Data block.

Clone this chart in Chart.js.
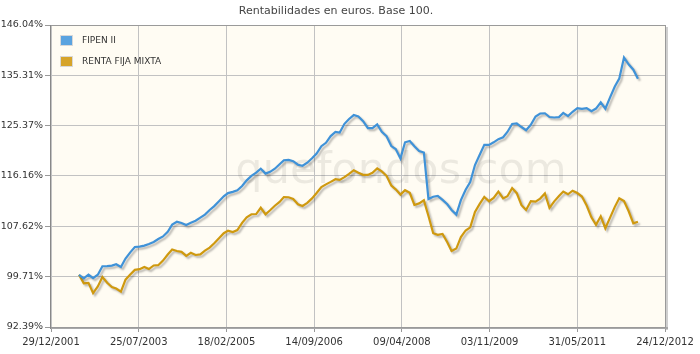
<!DOCTYPE html>
<html lang="es">
<head>
<meta charset="utf-8">
<title>Rentabilidades en euros. Base 100.</title>
<script src="https://cdn.jsdelivr.net/npm/chart.js@4.4.1/dist/chart.umd.min.js"></script>
<style>
    html, body { margin: 0; padding: 0; background: #ffffff; }
    #contenedor { width: 700px; height: 354px; }
</style>
</head>
<body>
<div id="contenedor"><canvas id="grafico" width="700" height="354"></canvas></div>
<script>
// Valores mensuales (fin de mes) desde junio 2002 hasta junio 2012, base 100
const primerMes = { anio: 2002, mes: 6 };

const fipenII = [
    100.00, 99.47, 100.03, 99.48, 100.01, 101.30, 101.31, 101.41, 101.62, 101.19,
    102.49, 103.46, 104.31, 104.36, 104.52, 104.78, 105.11, 105.57, 105.98, 106.75,
    107.91, 108.37, 108.17, 107.85, 108.22, 108.54, 109.05, 109.56, 110.32, 110.97,
    111.80, 112.64, 113.19, 113.39, 113.65, 114.40, 115.39, 116.17, 116.75, 117.46,
    116.58, 116.89, 117.45, 118.25, 118.97, 119.03, 118.79, 118.16, 117.98, 118.52,
    119.32, 120.17, 121.53, 122.16, 123.41, 124.20, 124.07, 125.72, 126.65, 127.40,
    127.13, 126.22, 124.90, 124.89, 125.61, 124.20, 123.39, 121.55, 121.00, 119.30,
    122.25, 122.50, 121.53, 120.65, 120.37, 112.18, 112.57, 112.72, 112.02, 111.28,
    110.33, 109.55, 111.99, 113.76, 115.11, 118.11, 119.97, 121.77, 121.77, 122.24,
    122.83, 123.19, 124.18, 125.69, 125.78, 125.11, 124.51, 125.53, 127.13, 127.71,
    127.75, 127.03, 126.93, 127.01, 127.81, 127.20, 128.04, 128.74, 128.59, 128.74,
    128.14, 128.66, 129.88, 128.63, 130.87, 133.04, 134.63, 139.02, 137.59, 136.48,
    134.63
];

const rentaFijaMixta = [
    100.00, 98.71, 98.78, 97.26, 98.25, 99.66, 98.79, 98.16, 97.94, 97.48,
    99.27, 100.03, 100.75, 100.85, 101.18, 100.87, 101.42, 101.47, 102.18, 103.12,
    103.90, 103.68, 103.54, 102.91, 103.40, 103.05, 103.15, 103.73, 104.20, 104.89,
    105.70, 106.51, 106.90, 106.69, 107.01, 108.19, 109.12, 109.61, 109.65, 110.70,
    109.60, 110.27, 111.04, 111.67, 112.50, 112.48, 112.19, 111.29, 110.99, 111.53,
    112.28, 113.20, 114.24, 114.69, 115.13, 115.60, 115.48, 115.96, 116.52, 117.18,
    116.75, 116.36, 116.34, 116.72, 117.50, 116.98, 116.19, 114.49, 113.83, 112.93,
    113.69, 113.24, 111.17, 111.43, 111.95, 109.33, 106.51, 106.24, 106.40, 105.05,
    103.67, 104.06, 105.90, 106.95, 107.45, 110.01, 111.34, 112.52, 111.80, 112.36,
    113.43, 112.28, 112.64, 114.05, 113.17, 111.12, 110.33, 111.80, 111.72, 112.25,
    113.12, 110.69, 111.78, 112.69, 113.45, 112.98, 113.60, 113.20, 112.60, 111.07,
    109.10, 107.88, 109.28, 107.31, 109.05, 110.85, 112.31, 111.82, 110.15, 108.12,
    108.37
];

// Ejes
const ticksY = [92.39, 99.71, 107.62, 116.16, 125.37, 135.31, 146.04];
const etiquetasX = ['29/12/2001', '25/07/2003', '18/02/2005', '14/09/2006',
                    '09/04/2008', '03/11/2009', '31/05/2011', '24/12/2012'];
const fechaOrigen = new Date(2001, 11, 29);
const fechaFin = new Date(2012, 11, 24);

const colores = {
    azul: '#3f92d8',
    oro: '#cf990f',
    azulLeyenda: '#5aa3e0',
    oroLeyenda: '#d6a42a',
    fondo: '#fffcf3',
    rejilla: '#c2c2c2',
    texto: '#333333'
};

const diaMs = 86400000;
const diasTotales = Math.round((fechaFin - fechaOrigen) / diaMs);

// Convierte una serie mensual en puntos {x: dias desde el origen, y: valor}
function puntos(serie) {
    return serie.map((valor, i) => {
        const fecha = new Date(primerMes.anio, primerMes.mes + i, 0);
        return { x: Math.round((fecha - fechaOrigen) / diaMs), y: valor };
    });
}

// Fondo, marca de agua, sombra de las lineas, marco, leyenda y titulo
const decoracion = {
    id: 'decoracion',
    beforeDraw(chart) {
        const { ctx, chartArea: a } = chart;
        ctx.save();
        ctx.fillStyle = colores.fondo;
        ctx.fillRect(a.left, a.top, a.right - a.left, a.bottom - a.top);
        ctx.restore();
    },
    beforeDatasetsDraw(chart) {
        const { ctx, chartArea: a } = chart;
        ctx.save();
        ctx.font = '43px "DejaVu Sans"';
        ctx.fillStyle = 'rgba(0, 0, 0, 0.075)';
        ctx.textAlign = 'center';
        ctx.textBaseline = 'alphabetic';
        ctx.fillText('quefondos.com', a.left + (a.right - a.left) * 0.57, a.top + 158);
        ctx.restore();

        ctx.save();
        ctx.shadowColor = 'rgba(0, 0, 0, 0.28)';
        ctx.shadowOffsetX = 2;
        ctx.shadowOffsetY = 2;
        ctx.shadowBlur = 2;
    },
    afterDatasetsDraw(chart) {
        chart.ctx.restore();
    },
    afterDraw(chart) {
        const { ctx, chartArea: a } = chart;
        const ancho = a.right - a.left;
        const alto = a.bottom - a.top;
        ctx.save();

        // sombra del marco
        ctx.fillStyle = '#cfcfcf';
        ctx.fillRect(a.right + 1, a.top + 2, 2, alto + 1);
        ctx.fillStyle = '#a8a8a8';
        ctx.fillRect(a.left, a.bottom, ancho + 3, 2);

        // marco
        ctx.strokeStyle = '#9a9a9a';
        ctx.lineWidth = 1;
        ctx.strokeRect(a.left - 0.5, a.top + 0.5, ancho + 1, alto);
        ctx.strokeStyle = '#888888';
        ctx.beginPath();
        ctx.moveTo(a.left - 0.5, a.top);
        ctx.lineTo(a.left - 0.5, a.bottom + 2);
        ctx.stroke();

        // leyenda
        const items = [
            { texto: chart.data.datasets[0].label, color: colores.azulLeyenda },
            { texto: chart.data.datasets[1].label, color: colores.oroLeyenda }
        ];
        ctx.font = '9px "DejaVu Sans"';
        ctx.textBaseline = 'middle';
        ctx.textAlign = 'left';
        items.forEach((item, i) => {
            const y = a.top + 10 + i * 21;
            ctx.fillStyle = '#d8d8d8';
            ctx.fillRect(a.left + 9, y, 13, 11);
            ctx.fillStyle = item.color;
            ctx.fillRect(a.left + 10, y + 1, 11, 9);
            ctx.fillStyle = colores.texto;
            ctx.fillText(item.texto, a.left + 31, y + 5.5);
        });

        // titulo
        ctx.font = '11px "DejaVu Sans"';
        ctx.textAlign = 'center';
        ctx.fillStyle = '#444444';
        ctx.fillText('Rentabilidades en euros. Base 100.', 336, 11);
        ctx.restore();
    }
};

const fuenteEje = { family: 'DejaVu Sans', size: 10 };

new Chart(document.getElementById('grafico'), {
    type: 'line',
    data: {
        datasets: [
            {
                label: 'FIPEN II',
                data: puntos(fipenII),
                borderColor: colores.azul,
                borderWidth: 2.2,
                pointRadius: 0,
                tension: 0,
                fill: false
            },
            {
                label: 'RENTA FIJA MIXTA',
                data: puntos(rentaFijaMixta),
                borderColor: colores.oro,
                borderWidth: 2.2,
                pointRadius: 0,
                tension: 0,
                fill: false
            }
        ]
    },
    options: {
        responsive: false,
        animation: false,
        layout: { padding: { top: 25, right: 35, bottom: 0, left: 0 } },
        plugins: {
            legend: { display: false },
            title: { display: false },
            tooltip: { enabled: false }
        },
        scales: {
            x: {
                type: 'linear',
                min: 0,
                max: diasTotales,
                afterBuildTicks: escala => {
                    escala.ticks = etiquetasX.map((_, i) => ({ value: i * diasTotales / (etiquetasX.length - 1) }));
                },
                afterFit: escala => { escala.height = 27; },
                ticks: {
                    callback: (valor, indice) => etiquetasX[indice],
                    autoSkip: false,
                    maxRotation: 0,
                    padding: 4,
                    color: colores.texto,
                    font: fuenteEje
                },
                grid: { color: colores.rejilla, tickLength: 5, tickColor: '#999999' },
                border: { display: false }
            },
            y: {
                type: 'logarithmic',
                min: ticksY[0],
                max: ticksY[ticksY.length - 1],
                afterBuildTicks: escala => {
                    escala.ticks = ticksY.map(v => ({ value: v }));
                },
                afterFit: escala => { escala.width = 51; },
                ticks: {
                    callback: valor => valor.toFixed(2) + '%',
                    padding: 2,
                    color: colores.texto,
                    font: { family: 'DejaVu Sans', size: 9.5 }
                },
                grid: { color: colores.rejilla, tickLength: 6, tickColor: '#999999' },
                border: { display: false }
            }
        }
    },
    plugins: [decoracion]
});
</script>
</body>
</html>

Aim.
Every line from the start of the listing above through the line with "2002, mes: 6" should be repeated exactly; skip the pictures and add nothing else.

Output below.
Clone this chart in Chart.js.
<!DOCTYPE html>
<html lang="es">
<head>
<meta charset="utf-8">
<title>Rentabilidades en euros. Base 100.</title>
<script src="https://cdn.jsdelivr.net/npm/chart.js@4.4.1/dist/chart.umd.min.js"></script>
<style>
    html, body { margin: 0; padding: 0; background: #ffffff; }
    #contenedor { width: 700px; height: 354px; }
</style>
</head>
<body>
<div id="contenedor"><canvas id="grafico" width="700" height="354"></canvas></div>
<script>
// Valores mensuales (fin de mes) desde junio 2002 hasta junio 2012, base 100
const primerMes = { anio: 2002, mes: 6 };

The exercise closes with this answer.